Aux entretiens eux-mêmes, qui forment l'essentiel de l'ouvrage, l'auteur a ajouté, pour chacun des interlocuteurs, une notice biographique, la filmographie complète (courts et longs métrages jusqu'en 1979), une bibliographie s'il y a lieu et un aperçu critique, toujours pénétrant et assez direct, mais comportant parfois des jugements trop catégoriques, vu la brièveté de cette section. Le tout est bien illustré en noir et blanc, avec une photographie du réalisateur et d'autres qu'on a tirées de ses films importants.

L'ouvrage aurait gagné à comporter un supplément d'une dixaine de pages, avec un index des titres de films et un autre des noms propres, dans lequel on aurait pu trouver les producteurs, les comédiens, les cameramen et autres collaborateurs. Voilà qui aurait quelque peu aidé à justifier le titre, qui semble un peu abusif. Car même si le cinéma québécois est d'abord un cinéma de réalisateurs, même si les vedettes à l'américaine y sont absentes (dès qu'apparât une Geneviève Bujold on nous la souffle), on ne peut sans injustice parler d'un cinéma'par ceux qui le font'en n'accordant la parole qu'aux réalisateurs.
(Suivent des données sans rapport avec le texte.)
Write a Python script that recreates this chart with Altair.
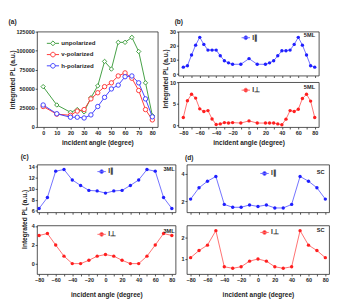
import altair as alt
import pandas as pd

# ---------------- data ----------------
a_angle = [0, 10, 20, 25, 30, 35, 40, 45, 50, 55, 60, 65, 70, 75, 80]
a_unpolarized = [53000, 29000, 19500, 23000, 20000, 38500, 54000, 86000, 76000,
                 111000, 111000, 117500, 99000, 58000, 15000]
a_vpolarized = [27000, 17000, 15500, 21000, 23000, 37000, 45000, 53000, 58000,
                67000, 71000, 64000, 48000, 23000, 9500]
a_hpolarized = [29000, 17500, 13000, 13000, 12000, 16000, 27000, 39000, 50000,
                55000, 66000, 67000, 58000, 37000, 13500]
a_series = ["unpolarized", "v-polarized", "h-polarized"]

b_angle = [-80, -75, -70, -65, -60, -55, -50, -45, -40, -35, -30, -25, -20,
           -10, 0, 10, 20, 25, 30, 35, 40, 45, 50, 55, 60, 65, 70, 75, 80]
b_par = [5, 6, 13.5, 20.5, 26, 21, 17, 17, 17, 13, 9.5, 8, 7,
         7, 11, 7, 7, 8, 9.5, 13, 16.5, 16.5, 17, 21, 26, 20.5, 13.5, 6, 5]
b_perp = [1.8, 5.7, 7.2, 6.3, 3.8, 3.2, 3.4, 1.45, 0.15, 0.3, 0.6, 0.5, 0.6,
          0.5, 1.0, 0.5, 0.5, 0.5, 0.5, 0.3, 0.1, 1.4, 3.4, 3.2, 3.7, 6.2, 7.2, 5.6, 1.8]

cd_angle = [-80, -70, -60, -50, -40, -30, -20, -10, 0, 10, 20, 30, 40, 50, 60, 70, 80]
c_par = [6.4, 8.4, 13.2, 13.5, 11.6, 10.6, 9.7, 9.6, 9.2, 9.6, 9.7, 10.6, 11.6, 13.5, 13.2, 8.4, 6.4]
c_perp = [3.0, 3.2, 2.0, 0.83, 0.05, 0.05, 0.4, 0.83, 1.0, 0.83, 0.4, 0.05, 0.05, 0.83, 2.0, 3.2, 3.0]
d_par = [2.17, 3.0, 3.48, 3.83, 1.78, 1.57, 1.57, 1.74, 1.63, 1.74, 1.52, 1.52, 1.78, 3.83, 3.48, 3.0, 2.17]
d_perp = [1.06, 1.39, 1.64, 2.31, 0.64, 0.57, 0.64, 0.9, 1.0, 0.9, 0.64, 0.57, 0.64, 2.31, 1.64, 1.39, 1.06]

series_par = "I\u2225"
series_perp = "I\u22a5"
panel_tags = ["5ML", "3ML", "SC"]
panel_letters = ["(a)", "(b)", "(c)", "(d)"]
x_title = "incident angle (degree)"
y_title = "Integrated PL (a.u.)"

# ---------------- style ----------------
FONT = "Liberation Sans"
INK = "#1e1e1e"
GREEN, RED_A, BLUE_A = "#3a9a3a", "#ff3030", "#3a3aff"
BLUE_M, BLUE_L = "#1f1fff", "#6a6aff"
RED_M, RED_L = "#ff1f1f", "#ff6a6a"


def line_circle(r, hollow):
    seg = f"M-1,0H{-r}M{r},0H1" if hollow else "M-1,0H1"
    return seg + f"M{r},0A{r},{r},0,1,1,{-r},0A{r},{r},0,1,1,{r},0Z"


def line_diamond(r):
    return f"M-1,0H{-r}M{r},0H1M0,{-r}L{r},0L0,{r}L{-r},0Z"


def legend(x, y, size, fs=7):
    return alt.Legend(title=None, orient="none", legendX=x, legendY=y, padding=0,
                      symbolSize=size, symbolStrokeWidth=1, labelFont=FONT,
                      labelFontSize=fs, labelFontWeight="bold", labelColor=INK,
                      labelOffset=2, rowPadding=0)


# ---------------- panel (a) ----------------
dfa = pd.DataFrame({
    "angle": a_angle * 3,
    "pl": a_unpolarized + a_vpolarized + a_hpolarized,
    "series": [s for s in a_series for _ in a_angle],
})
xa = alt.X("angle:Q", scale=alt.Scale(domain=[-4.5, 84], nice=False, zero=False),
           axis=alt.Axis(values=list(range(0, 81, 10)), title=x_title, titlePadding=4))
ya = alt.Y("pl:Q", scale=alt.Scale(domain=[0, 125000], nice=False),
           axis=alt.Axis(values=list(range(0, 125001, 25000)), format="d",
                         title=y_title, titlePadding=1))
cols_a = [GREEN, RED_A, BLUE_A]
base_a = alt.Chart(dfa).encode(x=xa, y=ya)
line_a = base_a.mark_line(strokeWidth=1).encode(
    color=alt.Color("series:N", scale=alt.Scale(domain=a_series, range=cols_a), legend=None))
pts_a = base_a.mark_point(filled=False, fill="white", size=22, strokeWidth=1, opacity=1).encode(
    color=alt.Color("series:N", scale=alt.Scale(domain=a_series, range=cols_a), legend=None),
    shape=alt.Shape("series:N", scale=alt.Scale(domain=a_series, range=["diamond", "circle", "circle"]),
                    legend=None))
LA = legend(10, 5.5, 169, 6.5)
leg_a = base_a.mark_point(filled=False, size=169, strokeWidth=1, opacity=1).encode(
    stroke=alt.Stroke("series:N", scale=alt.Scale(domain=a_series, range=cols_a), legend=LA),
    shape=alt.Shape("series:N", scale=alt.Scale(
        domain=a_series,
        range=[line_diamond(0.4), line_circle(0.38, True), line_circle(0.38, True)]), legend=LA),
).transform_filter("false")
A = alt.layer(line_a, pts_a, leg_a).resolve_scale(
    shape="independent", stroke="independent", color="independent").properties(
    width=129, height=102,
    title=alt.Title(panel_letters[0], frame="bounds", anchor="start", offset=4))


# ---------------- sub panels (b)(c)(d) ----------------
def sub(angle, vals, name, mc, lc, xdom, ydom, yvals, w, h, tag, tag_xy, leg_xy,
        xlabels, xtitle_pad=4, ytitle_y=None, title=None, title_frame="group", title_dx=0):
    df = pd.DataFrame({"angle": angle, "pl": vals, "series": [name] * len(angle)})
    xkw = dict(values=list(range(-80, 81, 10)),
               labelExpr="datum.value % 20 == 0 ? datum.label : ''")
    if xlabels:
        xaxis = alt.Axis(title=x_title, titlePadding=xtitle_pad, **xkw)
    else:
        xaxis = alt.Axis(title=None, labels=False, **xkw)
    if ytitle_y is not None:
        yaxis = alt.Axis(values=yvals, title=y_title, titleY=ytitle_y, titlePadding=1)
    else:
        yaxis = alt.Axis(values=yvals, title=None)
    base = alt.Chart(df).encode(
        x=alt.X("angle:Q", scale=alt.Scale(domain=xdom, nice=False, zero=False), axis=xaxis),
        y=alt.Y("pl:Q", scale=alt.Scale(domain=ydom, nice=False, zero=False), axis=yaxis))
    line = base.mark_line(color=lc, strokeWidth=1)
    pts = base.mark_point(filled=True, color=mc, size=13, opacity=1)
    L = legend(leg_xy[0], leg_xy[1], 81)
    path = line_circle(0.45, False)
    leg = base.mark_point(filled=True, size=81, strokeWidth=1, opacity=1).encode(
        fill=alt.Fill("series:N", scale=alt.Scale(domain=[name], range=[mc]), legend=L),
        stroke=alt.Stroke("series:N", scale=alt.Scale(domain=[name], range=[lc]), legend=L),
        shape=alt.Shape("series:N", scale=alt.Scale(domain=[name], range=[path]), legend=L),
    ).transform_filter("false")
    tag_layer = alt.Chart(pd.DataFrame({"tag": [tag]})).mark_text(
        align="right", baseline="middle", font=FONT, fontSize=6, fontWeight="bold", color=INK
    ).encode(text="tag:N", x=alt.value(w - tag_xy[0]), y=alt.value(tag_xy[1]))
    ch = alt.layer(line, pts, leg, tag_layer).resolve_scale(
        fill="independent", stroke="independent", shape="independent").properties(width=w, height=h)
    if title:
        ch = ch.properties(title=alt.Title(title, frame=title_frame, anchor="start",
                                           dx=title_dx, offset=4))
    return ch


RES = dict(fill="independent", stroke="independent", shape="independent", color="independent")

b1 = sub(b_angle, b_par, series_par, BLUE_M, BLUE_L, [-86, 85], [-1, 30], [0, 10, 20, 30],
         150, 47, panel_tags[0], (4, 4), (67, 1.5), False, ytitle_y=50,
         title=panel_letters[1], title_frame="group", title_dx=-4)
b2 = sub(b_angle, b_perp, series_perp, RED_M, RED_L, [-86, 85], [-0.45, 10], [0, 5, 10],
         150, 48, panel_tags[0], (4, 5), (67, 3.5), True, xtitle_pad=4)
B = alt.vconcat(b1, b2, spacing=7, bounds="flush").resolve_scale(**RES)

c1 = sub(cd_angle, c_par, series_par, BLUE_M, BLUE_L, [-82.5, 84.5], [5.7, 14.4], [6, 8, 10, 12, 14],
         148, 51, panel_tags[1], (1, 5), (64, 2.5), False, ytitle_y=58,
         title=panel_letters[2], title_frame="bounds")
c2 = sub(cd_angle, c_perp, series_perp, RED_M, RED_L, [-82.5, 84.5], [-1.05, 4.05], [0, 2, 4],
         148, 52, panel_tags[1], (1, 6), (64, 4.5), True, xtitle_pad=9)
C = alt.vconcat(c1, c2, spacing=14, bounds="flush").resolve_scale(**RES)

d1 = sub(cd_angle, d_par, series_par, BLUE_M, BLUE_L, [-84.5, 84.5], [1.2, 4.7], [2, 4],
         152, 51, panel_tags[2], (5, 8), (78, 4.5), False,
         title=panel_letters[3], title_frame="group", title_dx=-2)
d2 = sub(cd_angle, d_perp, series_perp, RED_M, RED_L, [-84.5, 84.5], [0.3, 2.55], [1, 2],
         152, 52, panel_tags[2], (5, 5), (78, 2.5), True, xtitle_pad=9)
D = alt.vconcat(d1, d2, spacing=14, bounds="flush").resolve_scale(**RES)

row1 = alt.hconcat(A, B, spacing=3).resolve_scale(**RES)
row2 = alt.hconcat(C, D, spacing=4).resolve_scale(**RES)

chart = alt.vconcat(row1, row2, spacing=6).resolve_scale(**RES).properties(
    padding={"left": 0, "top": 0, "right": 1, "bottom": 1}, background="white"
).configure_view(stroke=INK, strokeWidth=0.8).configure_axis(
    domain=False, grid=False, ticks=True, tickSize=2, tickColor=INK, tickWidth=0.8,
    labelFont=FONT, labelFontSize=5.8, labelFontWeight="bold", labelColor=INK, labelPadding=1,
    titleFont=FONT, titleFontSize=7, titleFontWeight="bold", titleColor=INK
).configure_title(font=FONT, fontSize=7, fontWeight="bold", color=INK)

chart.save("out.html", embed_options={"renderer": "svg", "actions": False})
L'un des aspects les plus importants qui distinguent cet art/industrie d'autres formes d'expression assez proches, comme la littérature, la peinture ou la photographie, c'est justement qu'il se doit d'être un travail de collaboration entre gens de divers métiers.

Godbout, qui 'utilisé différents moyens d'expression depuis un bon nombre d'années', reconnaît très justement cette distinction, lorsqu'il déclare au tout début de son entretien 'qu'écrire un roman, c'est une aventure spirituelle solitaire', alors que 'faire un film, c'est un travail d'équipe, c'est un travail où il faut passer par beaucoup d'intermédiaires parce que beaucoup de choses vous échappent... .' Si la vedette y est à peu près absente, le comédien est bien présent - il a aidé à faire le cinéma québécois; quant à l'homme derrière la caméra, son importance dans notre production cinématographique ne saurait être sous-estimée. Si Michel Brault n'était pas devenu réalisateur, il n'en aurait pas moins influencé le cinéma québécois en tant que cameraman; or, en vertu du principe directeur de cet ouvrage, il n'aurait pas eu droit à la parole ...

Et ç'aurait été bien dommage, car l'entretien avec Michel Brault est parmi les meilleurs, comme ceux de Gilles Carle, Jacques Godbout, Jean-Pierre Lefebvre et quelques autres. C'est d'ailleurs ici qu'on peut situer l'un des éléments fort intéressants de l'ouvrage, en même temps qu'un de ses points faibles: les auteurs sont très inégaux et très variés dans leurs propos, leur texte a des hauts et des bas.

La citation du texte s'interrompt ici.